Exercise goal: Leave out every picture, then transcribe the rest of the listing exactly.

Given data:

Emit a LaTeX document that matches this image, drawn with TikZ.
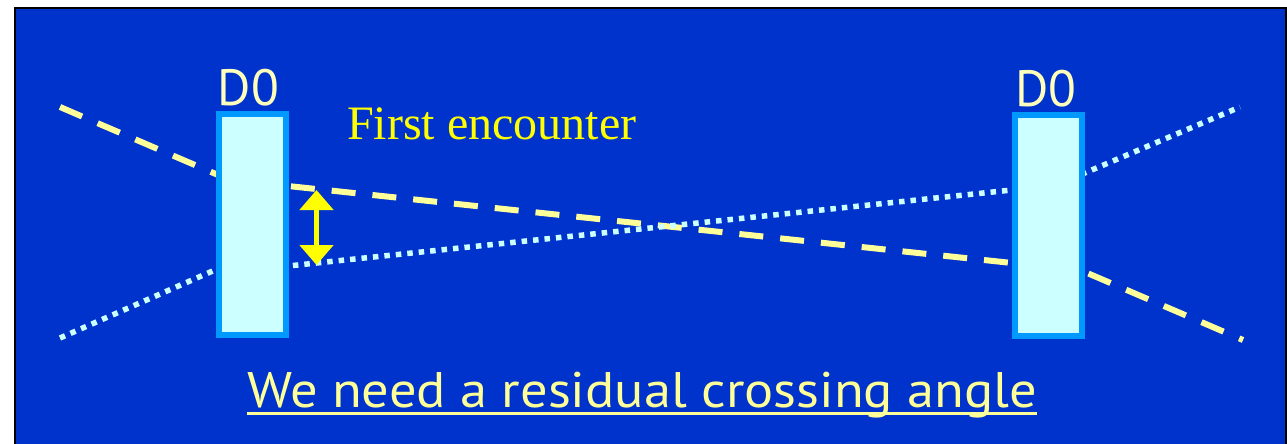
\documentclass[tikz,border=0pt]{standalone}
\usepackage{fontspec}
\setmainfont{Liberation Serif}
\newfontfamily\labelfont{PT Sans}
\usetikzlibrary{arrows.meta}

\definecolor{slidebg}{HTML}{0033CC}
\definecolor{detedge}{HTML}{0099FF}
\definecolor{detfill}{HTML}{CCFFFF}
\definecolor{beamyellow}{HTML}{FFFF99}
\definecolor{labelyellow}{HTML}{FFFFBB}
\definecolor{arrowyellow}{HTML}{FFFF00}

\newsavebox\captionbox

\tikzset{
  detector/.style={draw=detedge, fill=detfill, line width=6pt,
    minimum width=66.5pt, minimum height=221pt, inner sep=0pt},
  detlabel/.style={text=labelyellow, anchor=base, inner sep=0pt,
    font=\labelfont\fontsize{51}{60}\selectfont},
  beamA/.style={draw=beamyellow, line width=6pt, dash pattern=on 24pt off 17pt},
  beamB/.style={draw=detfill, line width=5.5pt, dash pattern=on 5.5pt off 6pt},
  gaparrow/.style={draw=arrowyellow, line width=5pt,
    {Triangle[width=33pt,length=20pt]}-{Triangle[width=33pt,length=20pt]}}
}

\begin{document}
\sbox\captionbox{\color{beamyellow}\labelfont\fontsize{50}{60}\selectfont We need a residual crossing angle}
\begin{tikzpicture}[x=1pt,y=-1pt]
\useasboundingbox (0,0) rectangle (1287,444);
\clip (0,0) rectangle (1287,444);

% slide background with frame
\fill[slidebg] (15,8) rectangle (1286,450);
\draw[black, line width=2pt] (15,450) -- (15,8) -- (1286,8) -- (1286,450);

% yellow (dashed) beam, deflected at each D0
\coordinate (ya1) at (60,107);
\coordinate (ya2) at (240,184.4);
\coordinate (yb1) at (270,184.1);
\coordinate (yb2) at (1030,264.9);
\coordinate (yc1) at (1060,261.3);
\coordinate (yc2) at (1243,340);
\draw[beamA] (ya1) -- (ya2);
\draw[beamA, dash phase=20pt] (yb1) -- (yb2);
\draw[beamA, dash phase=10pt] (yc1) -- (yc2);

% light blue (dotted) beam
\coordinate (ba1) at (60,338);
\coordinate (ba2) at (240,259);
\coordinate (bb1) at (270,267.9);
\coordinate (bb2) at (1030,188.1);
\coordinate (bc1) at (1060,183.5);
\coordinate (bc2) at (1240,107);
\draw[beamB] (ba1) -- (ba2);
\draw[beamB] (bb1) -- (bb2);
\draw[beamB] (bc1) -- (bc2);

% detectors
\node[detector] (d0l) at (252.25,224.5) {};
\node[detector] (d0r) at (1048.25,225) {};
\node[detlabel] (d0ltext) at (248.5,105) {D0};
\node[detlabel] (d0rtext) at (1046,106) {D0};

% separation at first encounter
\coordinate (sepTop) at (316.5,190);
\coordinate (sepBot) at (316.5,265);
\draw[gaparrow] (sepTop) -- (sepBot);

\node[anchor=base west, inner sep=0pt, text=arrowyellow,
      font=\fontsize{48}{58}\selectfont] (first) at (347,139) {First encounter};

% caption
\node[anchor=base west, inner sep=0pt, text=beamyellow] (caption) at (247,407)
  {\resizebox{790pt}{\height}{\usebox\captionbox}};
\draw[beamyellow, line width=3pt]
  ([yshift=-6pt]caption.base west) -- ([yshift=-6pt]caption.base east);
\end{tikzpicture}
\end{document}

Answer to the task:
Emit a LaTeX document that matches this image, drawn with TikZ.
\documentclass[tikz,border=0pt]{standalone}
\usepackage{fontspec}
\setmainfont{Liberation Serif}
\newfontfamily\labelfont{PT Sans}
\usetikzlibrary{arrows.meta}

\definecolor{slidebg}{HTML}{0033CC}
\definecolor{detedge}{HTML}{0099FF}
\definecolor{detfill}{HTML}{CCFFFF}
\definecolor{beamyellow}{HTML}{FFFF99}
\definecolor{labelyellow}{HTML}{FFFFBB}
\definecolor{arrowyellow}{HTML}{FFFF00}

\newsavebox\captionbox

\tikzset{
  detector/.style={draw=detedge, fill=detfill, line width=6pt,
    minimum width=66.5pt, minimum height=221pt, inner sep=0pt},
  detlabel/.style={text=labelyellow, anchor=base, inner sep=0pt,
    font=\labelfont\fontsize{51}{60}\selectfont},
  beamA/.style={draw=beamyellow, line width=6pt, dash pattern=on 24pt off 17pt},
  beamB/.style={draw=detfill, line width=5.5pt, dash pattern=on 5.5pt off 6pt},
  gaparrow/.style={draw=arrowyellow, line width=5pt,
    {Triangle[width=33pt,length=20pt]}-{Triangle[width=33pt,length=20pt]}}
}

\begin{document}
\sbox\captionbox{\color{beamyellow}\labelfont\fontsize{50}{60}\selectfont We need a residual crossing angle}
\begin{tikzpicture}[x=1pt,y=-1pt]
\useasboundingbox (0,0) rectangle (1287,444);
\clip (0,0) rectangle (1287,444);

% slide background with frame
\fill[slidebg] (15,8) rectangle (1286,450);
\draw[black, line width=2pt] (15,450) -- (15,8) -- (1286,8) -- (1286,450);

% yellow (dashed) beam, deflected at each D0
\coordinate (ya1) at (60,107);
\coordinate (ya2) at (240,184.4);
\coordinate (yb1) at (270,184.1);
\coordinate (yb2) at (1030,264.9);
\coordinate (yc1) at (1060,261.3);
\coordinate (yc2) at (1243,340);
\draw[beamA] (ya1) -- (ya2);
\draw[beamA, dash phase=20pt] (yb1) -- (yb2);
\draw[beamA, dash phase=10pt] (yc1) -- (yc2);

% light blue (dotted) beam
\coordinate (ba1) at (60,338);
\coordinate (ba2) at (240,259);
\coordinate (bb1) at (270,267.9);
\coordinate (bb2) at (1030,188.1);
\coordinate (bc1) at (1060,183.5);
\coordinate (bc2) at (1240,107);
\draw[beamB] (ba1) -- (ba2);
\draw[beamB] (bb1) -- (bb2);
\draw[beamB] (bc1) -- (bc2);

% detectors
\node[detector] (d0l) at (252.25,224.5) {};
\node[detector] (d0r) at (1048.25,225) {};
\node[detlabel] (d0ltext) at (248.5,105) {D0};
\node[detlabel] (d0rtext) at (1046,106) {D0};

% separation at first encounter
\coordinate (sepTop) at (316.5,190);
\coordinate (sepBot) at (316.5,265);
\draw[gaparrow] (sepTop) -- (sepBot);

\node[anchor=base west, inner sep=0pt, text=arrowyellow,
      font=\fontsize{48}{58}\selectfont] (first) at (347,139) {First encounter};

% caption
\node[anchor=base west, inner sep=0pt, text=beamyellow] (caption) at (247,407)
  {\resizebox{790pt}{\height}{\usebox\captionbox}};
\draw[beamyellow, line width=3pt]
  ([yshift=-6pt]caption.base west) -- ([yshift=-6pt]caption.base east);
\end{tikzpicture}
\end{document}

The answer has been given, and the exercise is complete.